┌────────
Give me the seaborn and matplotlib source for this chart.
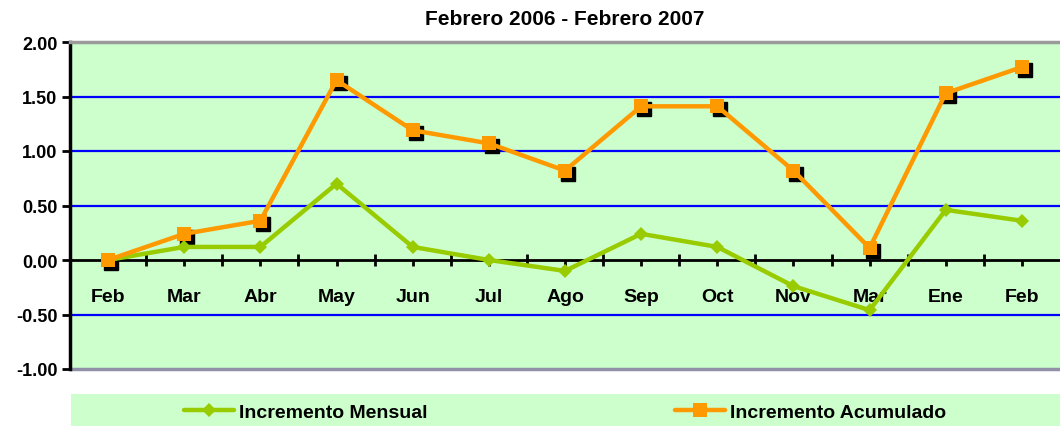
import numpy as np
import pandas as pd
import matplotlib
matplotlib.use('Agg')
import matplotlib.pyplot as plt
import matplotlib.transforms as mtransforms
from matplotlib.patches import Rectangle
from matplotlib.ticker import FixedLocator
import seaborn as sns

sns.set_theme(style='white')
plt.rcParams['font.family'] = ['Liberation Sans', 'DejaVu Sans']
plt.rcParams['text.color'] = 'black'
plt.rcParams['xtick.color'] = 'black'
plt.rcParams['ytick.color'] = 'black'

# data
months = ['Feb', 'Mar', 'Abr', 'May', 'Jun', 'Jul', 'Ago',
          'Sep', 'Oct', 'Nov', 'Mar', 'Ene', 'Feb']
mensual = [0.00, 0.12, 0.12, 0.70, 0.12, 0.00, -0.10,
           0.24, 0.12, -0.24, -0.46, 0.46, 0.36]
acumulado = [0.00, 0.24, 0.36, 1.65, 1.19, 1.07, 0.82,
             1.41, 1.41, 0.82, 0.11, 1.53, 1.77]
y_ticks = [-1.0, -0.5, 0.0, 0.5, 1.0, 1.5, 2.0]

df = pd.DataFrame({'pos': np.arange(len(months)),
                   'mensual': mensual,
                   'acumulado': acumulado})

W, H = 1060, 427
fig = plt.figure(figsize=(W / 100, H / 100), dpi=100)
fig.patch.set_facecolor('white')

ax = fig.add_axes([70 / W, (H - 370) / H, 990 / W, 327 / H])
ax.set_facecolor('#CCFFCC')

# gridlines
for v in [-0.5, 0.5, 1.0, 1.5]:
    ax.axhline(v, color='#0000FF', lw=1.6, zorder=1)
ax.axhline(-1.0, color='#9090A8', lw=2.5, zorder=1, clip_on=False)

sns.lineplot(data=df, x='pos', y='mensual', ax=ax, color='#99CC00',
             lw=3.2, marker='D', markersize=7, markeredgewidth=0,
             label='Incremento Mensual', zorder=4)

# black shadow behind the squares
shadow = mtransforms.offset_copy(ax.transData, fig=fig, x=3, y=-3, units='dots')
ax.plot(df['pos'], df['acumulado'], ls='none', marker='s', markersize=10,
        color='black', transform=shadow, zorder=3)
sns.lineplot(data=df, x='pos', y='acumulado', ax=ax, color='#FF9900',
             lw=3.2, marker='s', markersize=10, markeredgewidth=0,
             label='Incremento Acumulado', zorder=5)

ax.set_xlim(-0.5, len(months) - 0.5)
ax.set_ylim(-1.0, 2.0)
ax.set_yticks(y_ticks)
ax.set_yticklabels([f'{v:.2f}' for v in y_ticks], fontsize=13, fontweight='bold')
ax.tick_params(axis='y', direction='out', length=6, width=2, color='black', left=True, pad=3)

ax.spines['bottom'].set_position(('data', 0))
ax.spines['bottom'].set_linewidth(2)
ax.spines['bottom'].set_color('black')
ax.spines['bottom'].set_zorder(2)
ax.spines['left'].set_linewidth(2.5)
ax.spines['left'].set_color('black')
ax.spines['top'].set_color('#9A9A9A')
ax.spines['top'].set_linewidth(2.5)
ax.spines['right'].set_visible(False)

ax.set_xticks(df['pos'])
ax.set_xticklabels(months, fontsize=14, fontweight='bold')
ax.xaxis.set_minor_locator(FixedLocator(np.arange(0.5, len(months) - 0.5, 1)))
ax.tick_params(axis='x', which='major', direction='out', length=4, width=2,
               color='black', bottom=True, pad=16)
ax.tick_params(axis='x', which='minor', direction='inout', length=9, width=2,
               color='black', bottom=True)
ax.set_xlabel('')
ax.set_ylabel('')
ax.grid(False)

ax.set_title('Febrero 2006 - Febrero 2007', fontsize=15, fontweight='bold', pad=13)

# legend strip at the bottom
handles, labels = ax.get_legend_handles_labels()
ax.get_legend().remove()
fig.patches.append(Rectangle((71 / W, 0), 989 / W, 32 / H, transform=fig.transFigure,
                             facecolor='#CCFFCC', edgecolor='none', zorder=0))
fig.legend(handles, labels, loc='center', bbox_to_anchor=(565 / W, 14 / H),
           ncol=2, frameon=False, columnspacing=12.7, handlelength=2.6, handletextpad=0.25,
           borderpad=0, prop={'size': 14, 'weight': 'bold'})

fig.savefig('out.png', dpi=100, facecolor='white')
└────────
┌────────
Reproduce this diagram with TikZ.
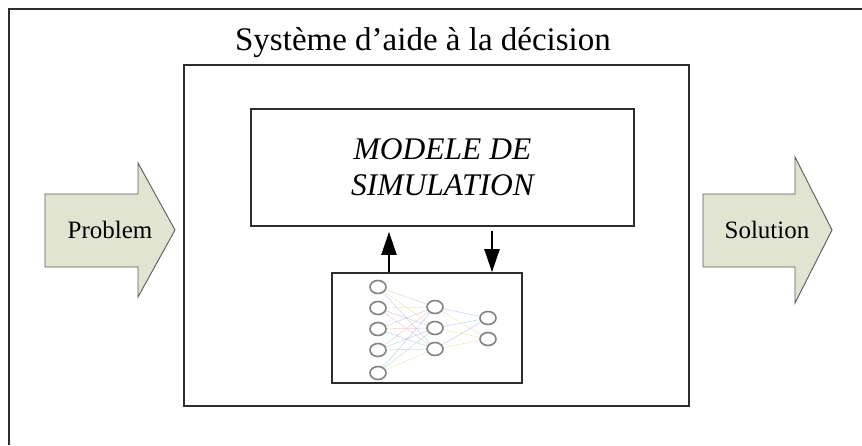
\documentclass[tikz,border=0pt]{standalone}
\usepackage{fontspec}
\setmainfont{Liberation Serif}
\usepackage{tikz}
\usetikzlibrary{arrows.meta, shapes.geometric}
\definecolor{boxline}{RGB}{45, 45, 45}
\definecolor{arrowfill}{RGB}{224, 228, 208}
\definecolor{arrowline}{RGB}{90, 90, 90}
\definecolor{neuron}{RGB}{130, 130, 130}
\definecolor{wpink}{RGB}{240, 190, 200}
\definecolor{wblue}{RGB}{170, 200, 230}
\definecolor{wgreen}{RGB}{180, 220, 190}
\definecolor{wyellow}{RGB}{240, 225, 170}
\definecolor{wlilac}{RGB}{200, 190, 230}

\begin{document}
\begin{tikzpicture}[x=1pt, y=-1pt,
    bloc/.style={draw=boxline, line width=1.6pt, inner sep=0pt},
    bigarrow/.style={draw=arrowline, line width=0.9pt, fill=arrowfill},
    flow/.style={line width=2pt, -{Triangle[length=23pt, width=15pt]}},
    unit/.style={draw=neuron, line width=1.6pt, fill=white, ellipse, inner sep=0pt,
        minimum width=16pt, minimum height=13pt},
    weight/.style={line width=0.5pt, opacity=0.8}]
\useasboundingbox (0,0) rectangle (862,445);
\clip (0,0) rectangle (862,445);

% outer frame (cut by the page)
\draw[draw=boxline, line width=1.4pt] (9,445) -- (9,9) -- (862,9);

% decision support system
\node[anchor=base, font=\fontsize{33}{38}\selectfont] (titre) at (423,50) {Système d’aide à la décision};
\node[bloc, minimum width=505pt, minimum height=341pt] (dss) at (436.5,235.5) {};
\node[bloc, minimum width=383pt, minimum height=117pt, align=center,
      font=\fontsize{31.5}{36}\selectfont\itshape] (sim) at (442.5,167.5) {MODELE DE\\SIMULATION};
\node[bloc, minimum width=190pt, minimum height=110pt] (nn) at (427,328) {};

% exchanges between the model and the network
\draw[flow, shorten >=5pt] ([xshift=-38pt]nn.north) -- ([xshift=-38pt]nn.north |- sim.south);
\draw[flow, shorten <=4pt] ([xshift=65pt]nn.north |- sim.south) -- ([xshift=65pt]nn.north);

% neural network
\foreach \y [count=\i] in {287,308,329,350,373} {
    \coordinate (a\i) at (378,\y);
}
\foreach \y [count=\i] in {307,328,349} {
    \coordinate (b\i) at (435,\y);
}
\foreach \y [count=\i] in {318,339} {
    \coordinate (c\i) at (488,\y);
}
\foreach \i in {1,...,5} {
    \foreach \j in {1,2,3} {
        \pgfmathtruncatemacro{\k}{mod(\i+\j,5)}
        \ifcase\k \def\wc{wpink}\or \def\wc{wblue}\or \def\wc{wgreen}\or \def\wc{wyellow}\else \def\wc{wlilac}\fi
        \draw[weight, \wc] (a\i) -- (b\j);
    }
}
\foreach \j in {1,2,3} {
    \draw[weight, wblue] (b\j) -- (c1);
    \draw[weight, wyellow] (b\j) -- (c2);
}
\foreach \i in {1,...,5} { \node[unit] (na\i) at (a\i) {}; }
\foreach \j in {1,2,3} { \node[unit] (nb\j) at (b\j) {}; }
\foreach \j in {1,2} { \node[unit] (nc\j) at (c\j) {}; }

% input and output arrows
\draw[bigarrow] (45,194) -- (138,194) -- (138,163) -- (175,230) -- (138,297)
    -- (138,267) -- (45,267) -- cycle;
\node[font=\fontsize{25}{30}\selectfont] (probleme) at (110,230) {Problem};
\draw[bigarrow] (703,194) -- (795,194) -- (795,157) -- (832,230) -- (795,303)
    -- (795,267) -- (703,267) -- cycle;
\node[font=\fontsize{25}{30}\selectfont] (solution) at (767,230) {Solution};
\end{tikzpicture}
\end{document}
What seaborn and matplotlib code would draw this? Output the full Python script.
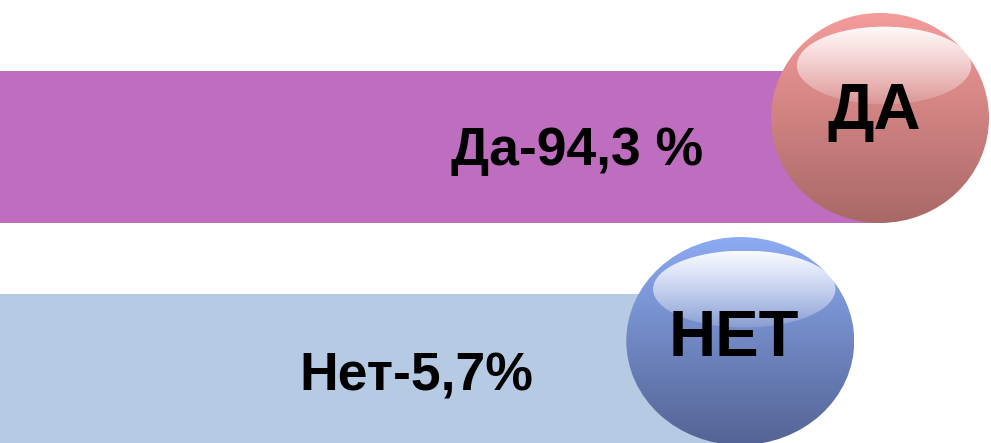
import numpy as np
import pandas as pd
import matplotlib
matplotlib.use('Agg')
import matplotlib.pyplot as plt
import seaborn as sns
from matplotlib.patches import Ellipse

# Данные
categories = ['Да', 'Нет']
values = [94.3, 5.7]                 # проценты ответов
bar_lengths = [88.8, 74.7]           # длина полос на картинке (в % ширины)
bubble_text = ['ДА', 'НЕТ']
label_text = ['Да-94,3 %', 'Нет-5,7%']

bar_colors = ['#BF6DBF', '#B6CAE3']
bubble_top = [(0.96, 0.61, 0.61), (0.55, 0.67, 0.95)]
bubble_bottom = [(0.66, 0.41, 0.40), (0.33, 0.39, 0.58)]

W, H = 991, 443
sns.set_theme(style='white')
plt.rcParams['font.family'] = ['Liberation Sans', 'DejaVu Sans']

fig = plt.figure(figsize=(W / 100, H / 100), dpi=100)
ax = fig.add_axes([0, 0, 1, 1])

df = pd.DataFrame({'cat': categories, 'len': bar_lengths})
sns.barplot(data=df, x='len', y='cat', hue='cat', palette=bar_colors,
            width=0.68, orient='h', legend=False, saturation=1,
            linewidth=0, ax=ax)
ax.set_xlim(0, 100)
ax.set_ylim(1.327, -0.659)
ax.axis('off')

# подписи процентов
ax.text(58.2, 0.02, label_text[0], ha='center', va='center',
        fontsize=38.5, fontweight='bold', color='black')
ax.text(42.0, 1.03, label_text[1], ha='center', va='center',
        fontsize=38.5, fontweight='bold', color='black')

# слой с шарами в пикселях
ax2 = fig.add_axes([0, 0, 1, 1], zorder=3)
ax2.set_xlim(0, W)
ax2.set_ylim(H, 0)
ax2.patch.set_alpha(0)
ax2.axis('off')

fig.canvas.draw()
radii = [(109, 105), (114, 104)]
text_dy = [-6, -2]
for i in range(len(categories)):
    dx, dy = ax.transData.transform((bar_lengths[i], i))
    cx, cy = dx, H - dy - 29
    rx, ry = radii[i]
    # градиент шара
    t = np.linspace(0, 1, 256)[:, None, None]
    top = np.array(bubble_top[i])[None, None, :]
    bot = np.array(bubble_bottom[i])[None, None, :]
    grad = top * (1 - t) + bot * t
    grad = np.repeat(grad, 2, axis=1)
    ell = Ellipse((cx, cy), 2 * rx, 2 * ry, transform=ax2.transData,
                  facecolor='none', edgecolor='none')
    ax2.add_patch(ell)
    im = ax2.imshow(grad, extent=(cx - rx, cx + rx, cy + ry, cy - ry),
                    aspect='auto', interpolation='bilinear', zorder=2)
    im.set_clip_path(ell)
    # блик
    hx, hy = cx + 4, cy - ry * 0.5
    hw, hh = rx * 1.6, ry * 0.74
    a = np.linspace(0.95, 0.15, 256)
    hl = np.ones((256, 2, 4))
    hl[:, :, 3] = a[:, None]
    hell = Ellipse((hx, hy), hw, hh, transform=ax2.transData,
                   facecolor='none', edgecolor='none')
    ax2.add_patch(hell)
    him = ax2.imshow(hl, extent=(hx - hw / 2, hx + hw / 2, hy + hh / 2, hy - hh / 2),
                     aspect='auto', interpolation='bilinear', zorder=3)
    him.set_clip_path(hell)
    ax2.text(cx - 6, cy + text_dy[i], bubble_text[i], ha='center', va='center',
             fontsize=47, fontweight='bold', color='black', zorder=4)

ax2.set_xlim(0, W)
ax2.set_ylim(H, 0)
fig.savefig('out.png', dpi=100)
└────────
▶ WHAT THIS TASK INVOLVES: The first line to give again is the one with "What seaborn and", and the last is the one with "label_text = ['Да-94,3 %', 'Нет-5,7%']". Repeat them and everything between exactly, minus the pictures.

▶ COMPLETE OUTPUT:
What seaborn and matplotlib code would draw this? Output the full Python script.
import numpy as np
import pandas as pd
import matplotlib
matplotlib.use('Agg')
import matplotlib.pyplot as plt
import seaborn as sns
from matplotlib.patches import Ellipse

# Данные
categories = ['Да', 'Нет']
values = [94.3, 5.7]                 # проценты ответов
bar_lengths = [88.8, 74.7]           # длина полос на картинке (в % ширины)
bubble_text = ['ДА', 'НЕТ']
label_text = ['Да-94,3 %', 'Нет-5,7%']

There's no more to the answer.